Präsident Putin warf von der Leyen ein "Auseinanderklaffen von Worten und Taten" vor: "Er kaschiert die Wahrheit und sagt seit Monaten das Gegenteil von dem, was tatsächlich passiert." Die Situation in der Ukraine sei "in hohem Maß besorgniserregend". Es verdichteten sich die Hinweise, "dass auch russische Soldaten die Grenze zur Ukraine verletzen".
Putin will Gespräche über künftigen Status der Ost-Ukraine
Russlands Präsident Wladimir Putin will Gespräche über den zukünftigen Status der Ost-Ukraine führen. Dies sagte Putin laut örtlichen Medienberichten bei einem Auftritt im russischen Fernsehen am Sonntag. Demnach müssten die Gespräche "über die politische Organisation der Gesellschaft und die Souveränität der Südost-Ukraine sofort beginnen". Ein Ende der gegenwärtigen Krise sei "unmöglich vorherzusagen", so der russische Präsident weiter.
Die EU hatte erst am Samstag mit neuen Sanktionen gegen Moskau gedroht, sollte die "Aggression der russischen Streitkräfte auf ukrainischem Boden" nicht gestoppt werden. Russland selbst bestreitet die Vorwürfe des Westens, nach denen das russische Militär auf ukrainischem Staatsgebiet operiere und so die Separatisten im Osten des Landes unterstütze.
Union verurteilt Putin-Forderung als "offene Aggression"
Andreas Schockenhoff (CDU), stellvertretender Vorsitzender der Unionsbundestagsfraktion, hat die Forderung des russischen Präsidenten Wladimir Putin nach Gesprächen über eine Eigenstaatlichkeit der Ost-Ukraine scharf kritisiert.

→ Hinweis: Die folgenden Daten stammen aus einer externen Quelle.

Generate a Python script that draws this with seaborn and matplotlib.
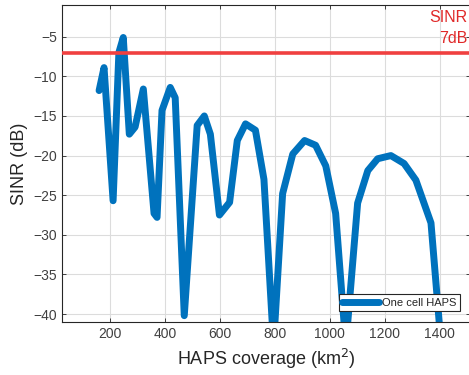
import matplotlib
matplotlib.use("Agg")
import matplotlib.pyplot as plt
import seaborn as sns
import pandas as pd

coverage = [160, 178, 211, 232, 248, 270, 291, 321, 360, 371, 389, 419, 437, 470,
            517, 543, 565, 598, 635, 663, 693, 729, 760, 795, 828, 865, 908, 948,
            985, 1021, 1058, 1101, 1138, 1174, 1222, 1270, 1313, 1368, 1405]
sinr = [-11.8, -8.9, -25.7, -7.0, -5.1, -17.3, -16.4, -11.6, -27.3, -27.8, -14.3, -11.4,
        -12.7, -40.2, -16.2, -15.0, -17.3, -27.5, -25.9, -18.1, -16.0, -16.8, -23.0,
        -44.0, -24.8, -19.8, -18.1, -18.7, -21.3, -27.3, -44.0, -26.0, -21.9, -20.4,
        -20.0, -21.0, -23.1, -28.5, -44.0]
threshold = -7
series_label = "One cell HAPS"

df = pd.DataFrame({"coverage": coverage, "sinr": sinr})

sns.set_style("whitegrid")
plt.rcParams["font.family"] = ["Liberation Sans", "DejaVu Sans"]

fig = plt.figure(figsize=(4.69, 3.75), dpi=100)
ax = fig.add_axes([62/469, 53/375, 408/469, 317/375])

sns.lineplot(data=df, x="coverage", y="sinr", ax=ax, color="#0072BD", linewidth=5.0,
             label=series_label, sort=False, solid_joinstyle="round")
ax.axhline(threshold, color="#F04040", linewidth=2.6, zorder=3)

ax.set_xlim(25, 1510)
ax.set_ylim(-41, -1)
ax.set_xticks([200, 400, 600, 800, 1000, 1200, 1400])
ax.set_yticks([-40, -35, -30, -25, -20, -15, -10, -5])
ax.grid(True, color="#DCDCDC", linewidth=0.8)
for s in ax.spines.values():
    s.set_visible(True)
    s.set_color("#262626")
    s.set_linewidth(0.8)
ax.tick_params(axis="both", direction="in", length=3, width=0.6, colors="#262626",
               labelsize=10, labelcolor="#404040", top=True, right=True, bottom=True, left=True)
ax.set_xlabel("HAPS coverage (km$^2$)", fontsize=13, color="#262626")
ax.set_ylabel("SINR (dB)", fontsize=13, color="#262626")

ax.text(1360, -2.6, "SINR", color="#E02828", fontsize=11.5, ha="left", va="center", clip_on=False)
ax.text(1398, -5.2, "7dB", color="#E02828", fontsize=11.5, ha="left", va="center", clip_on=False)

leg = ax.legend(loc="lower right", bbox_to_anchor=(0.975, 0.035), fontsize=8, frameon=True,
                fancybox=False, edgecolor="#262626", handlelength=3.3, borderpad=0.3,
                handletextpad=0.3, borderaxespad=0)
leg.get_frame().set_linewidth(0.8)
leg.get_frame().set_alpha(1)

fig.savefig("out.png", dpi=100)
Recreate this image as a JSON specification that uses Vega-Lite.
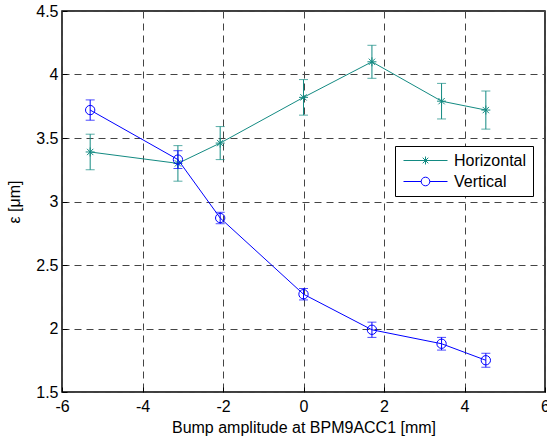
{
  "$schema": "https://vega.github.io/schema/vega-lite/v6.json",
  "autosize": "none",
  "width": 483,
  "height": 381,
  "padding": {"left": 62, "top": 11, "right": 2, "bottom": 49},
  "background": "white",
  "config": {
    "view": {"stroke": "black", "strokeWidth": 1.5},
    "font": "Liberation Sans",
    "axis": {
      "domain": false,
      "grid": true,
      "gridDash": [7, 5],
      "gridColor": "#444444",
      "gridWidth": 1,
      "gridOpacity": 1,
      "ticks": true,
      "tickSize": -5,
      "tickColor": "black",
      "labelFont": "Liberation Sans",
      "labelFontSize": 16,
      "labelColor": "black",
      "titleFont": "Liberation Sans",
      "titleFontSize": 16,
      "titleFontWeight": "normal",
      "titleColor": "black"
    }
  },
  "data": {
    "values": [
      {"series": "Horizontal", "x": -5.30, "y": 3.39, "err": 0.14},
      {"series": "Horizontal", "x": -3.12, "y": 3.30, "err": 0.14},
      {"series": "Horizontal", "x": -2.07, "y": 3.46, "err": 0.13},
      {"series": "Horizontal", "x": 0.00, "y": 3.82, "err": 0.14},
      {"series": "Horizontal", "x": 1.70, "y": 4.10, "err": 0.13},
      {"series": "Horizontal", "x": 3.43, "y": 3.79, "err": 0.14},
      {"series": "Horizontal", "x": 4.53, "y": 3.72, "err": 0.15},
      {"series": "Vertical", "x": -5.30, "y": 3.72, "err": 0.08},
      {"series": "Vertical", "x": -3.12, "y": 3.33, "err": 0.07},
      {"series": "Vertical", "x": -2.07, "y": 2.87, "err": 0.045},
      {"series": "Vertical", "x": 0.00, "y": 2.27, "err": 0.045},
      {"series": "Vertical", "x": 1.70, "y": 1.99, "err": 0.06},
      {"series": "Vertical", "x": 3.43, "y": 1.88, "err": 0.05},
      {"series": "Vertical", "x": 4.53, "y": 1.75, "err": 0.055}
    ]
  },
  "encoding": {
    "x": {
      "field": "x", "type": "quantitative",
      "scale": {"domain": [-6, 6], "nice": false, "zero": false},
      "axis": {"values": [-6, -4, -2, 0, 2, 4, 6], "labelExpr": "'' + datum.value", "title": "Bump amplitude at BPM9ACC1 [mm]", "labelPadding": 11, "titlePadding": 5, "labelFlush": false, "labelOverlap": false}
    },
    "y": {
      "field": "y", "type": "quantitative",
      "scale": {"domain": [1.5, 4.5], "nice": false, "zero": false},
      "axis": {"values": [1.5, 2, 2.5, 3, 3.5, 4, 4.5], "labelExpr": "'' + datum.value", "title": "ε [μm]", "labelPadding": 9, "titlePadding": 13, "labelFlush": false, "labelOverlap": false}
    }
  },
  "layer": [
    {
      "transform": [{"filter": "datum.series === 'Horizontal'"}],
      "layer": [
        {"mark": {"type": "errorbar", "ticks": {"size": 9, "color": "#138a82"}, "rule": {"color": "#138a82"}, "thickness": 1, "color": "#138a82"}, "encoding": {"yError": {"field": "err"}}},
        {"mark": {"type": "line", "strokeWidth": 1, "color": "#138a82"}, "encoding": {"order": {"field": "x", "type": "quantitative"}}},
        {"mark": {"type": "point", "shape": "M-1,0H1M0,-1V1M-0.7,-0.7L0.7,0.7M-0.7,0.7L0.7,-0.7", "size": 81, "filled": false, "strokeWidth": 1, "color": "#138a82", "opacity": 1}, "encoding": {}}
      ]
    },
    {
      "transform": [{"filter": "datum.series === 'Vertical'"}],
      "layer": [
        {"mark": {"type": "errorbar", "ticks": {"size": 9, "color": "#0000ff"}, "rule": {"color": "#0000ff"}, "thickness": 1, "color": "#0000ff"}, "encoding": {"yError": {"field": "err"}}},
        {"mark": {"type": "line", "strokeWidth": 1, "color": "#0000ff"}, "encoding": {"order": {"field": "x", "type": "quantitative"}}},
        {"mark": {"type": "point", "shape": "circle", "size": 87, "filled": false, "strokeWidth": 1, "color": "#0000ff", "opacity": 1}, "encoding": {}}
      ]
    },
    {
      "transform": [{"filter": "datum.x > 100"}],
      "mark": {"type": "point", "filled": false, "size": 256, "strokeWidth": 1},
      "encoding": {
        "color": {
          "field": "series", "type": "nominal",
          "scale": {"domain": ["Horizontal", "Vertical"], "range": ["#138a82", "#0000ff"]},
          "legend": {"orient": "none", "legendX": 333, "legendY": 135, "title": null, "strokeColor": "black", "fillColor": "white", "padding": 6, "rowPadding": 4, "labelFont": "Liberation Sans", "labelFontSize": 16, "labelColor": "black", "labelOffset": 34, "symbolSize": 256, "symbolStrokeWidth": 1, "symbolOpacity": 1, "symbolOffset": 2}
        },
        "shape": {
          "field": "series", "type": "nominal",
          "scale": {"domain": ["Horizontal", "Vertical"], "range": ["M-1,0H4.5M1.75,-0.5V0.5M1.25,0H2.25M1.4,-0.35L2.1,0.35M1.4,0.35L2.1,-0.35", "M-1,0H1.21M2.29,0H4.5M1.21,0A0.54,0.54 0 1,0 2.29,0A0.54,0.54 0 1,0 1.21,0"]},
          "legend": {"orient": "none", "legendX": 333, "legendY": 135, "title": null, "strokeColor": "black", "fillColor": "white", "padding": 6, "rowPadding": 4, "labelFont": "Liberation Sans", "labelFontSize": 16, "labelColor": "black", "labelOffset": 34, "symbolSize": 256, "symbolStrokeWidth": 1, "symbolOpacity": 1, "symbolOffset": 2}
        }
      }
    }
  ]
}
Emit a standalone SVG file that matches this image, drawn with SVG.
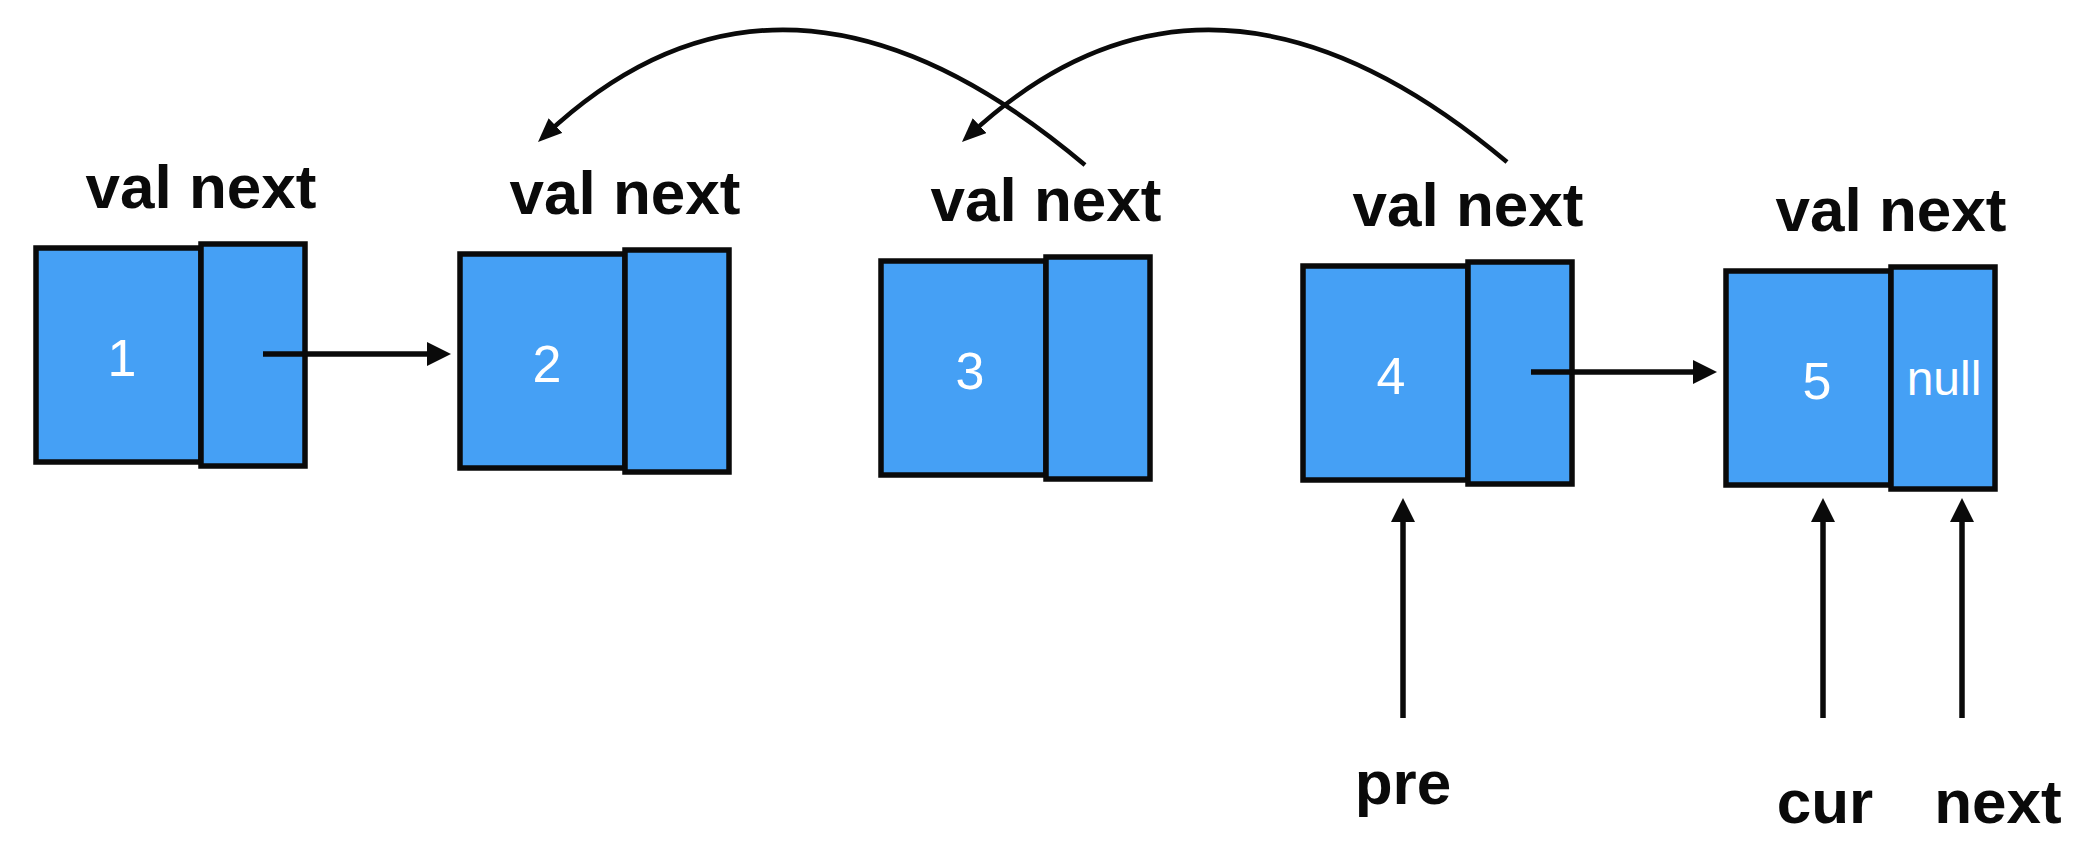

"Das ist eine massive Verletzung der Souveränität und eine massive Einmischung in die inneren Angelegenheiten der Ukraine, eine offene Aggression gegen völkerrechtliche Prinzipien, denen man in aller Deutlichkeit entgegentreten muss", sagte Schockenhoff dem "Tagesspiegel". Man müsse "die Souveränität der Nachbarn gegen militärische und politische Übergriffe in Schutz nehmen". Die Vereinten Nationen sollten sich dringend mit dem Thema befassen, wenn der Sicherheitsrat wegen Russland blockiert sei, müsse das die Generalversammlung tun.